Moong Dhal Chilla (pancakes)

This post is brought to you by “What in the hell am I going to do with that half bag of moong dhal that’s been living rent free in my cupboard?”

Pancakes, that’s what. No egg, no milk, just…dhal. But you will need a blender. I’m sorry.

1 cup hulled moong dhal, soaked in 1 cup of water for 3 hours

2 Green Chillies

1 inch of Ginger

then to stir into the batter:

1 tsp Haldi/turmeric powder

1 tsp Salt

1 tsp Red Chilli Powder

to add to the chilla:

chopped fresh coriander or parsley if you loathe coriander

Chaat masala powder (I use garam masala as I had no chaat)

Vegetable oil

Soak the dhal in cold water for 3 hours.

Drain well, then grind to a thick batter in a blender, along with the ginger and the chillies. If the grinder struggles, add water a tbs at a time.

Pour that mixture out into a bowl, and stir in the additional spices.

This needs to be a thick batter that you can spread around a pan. I had to add 3 tbs of water in the end as mine was too thick to spread. It just sort of lumped around.

Cook off a test pancake, to check the salt levels. Moong seems to eat up the salt!

Here is a link to how it’s done by someone who’s used to it, but I am not, so mine are…splodgy…but still tasty!

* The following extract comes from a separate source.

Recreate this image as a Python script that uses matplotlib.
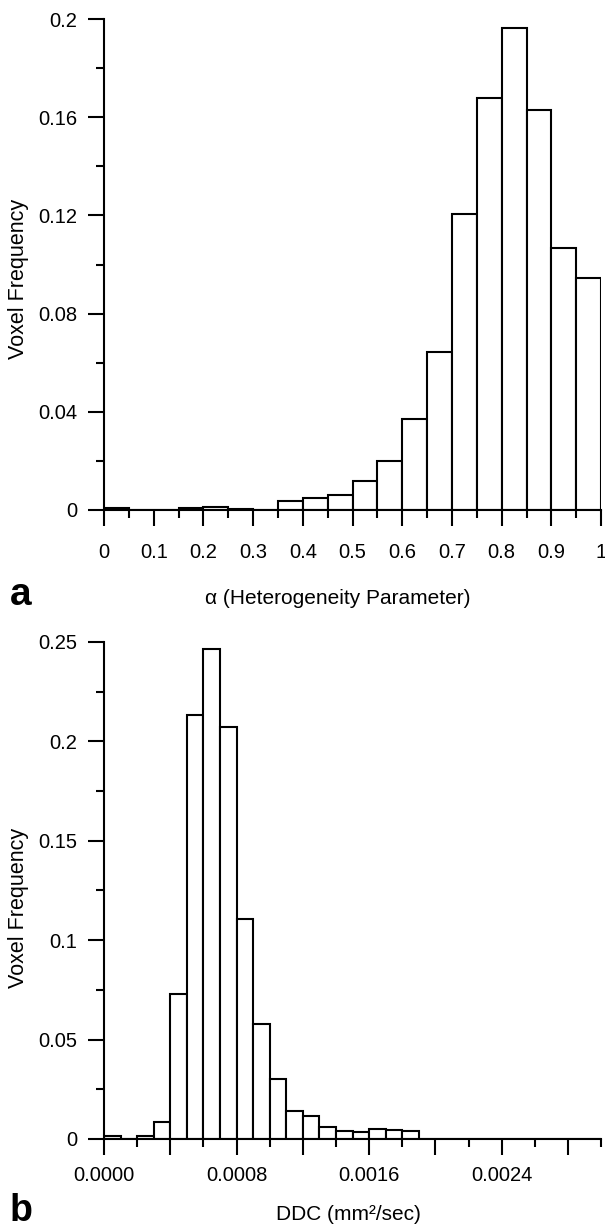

No doubt with practice I could get them thinner, but mine are just fine.

Heat a flat pan on a medium heat.

Brush oil on the pan.

Put 1/4 cup of batter in the pan, and spread it out into a circle. Ish.

Drizzle 1 tsp oil.

Add the chopped herb of choice and the masala, then after a minute, try to flip it over. If it sticks, give it another 30 seconds.

Flip and cook for another minute.

Serve with the chutney of your choice!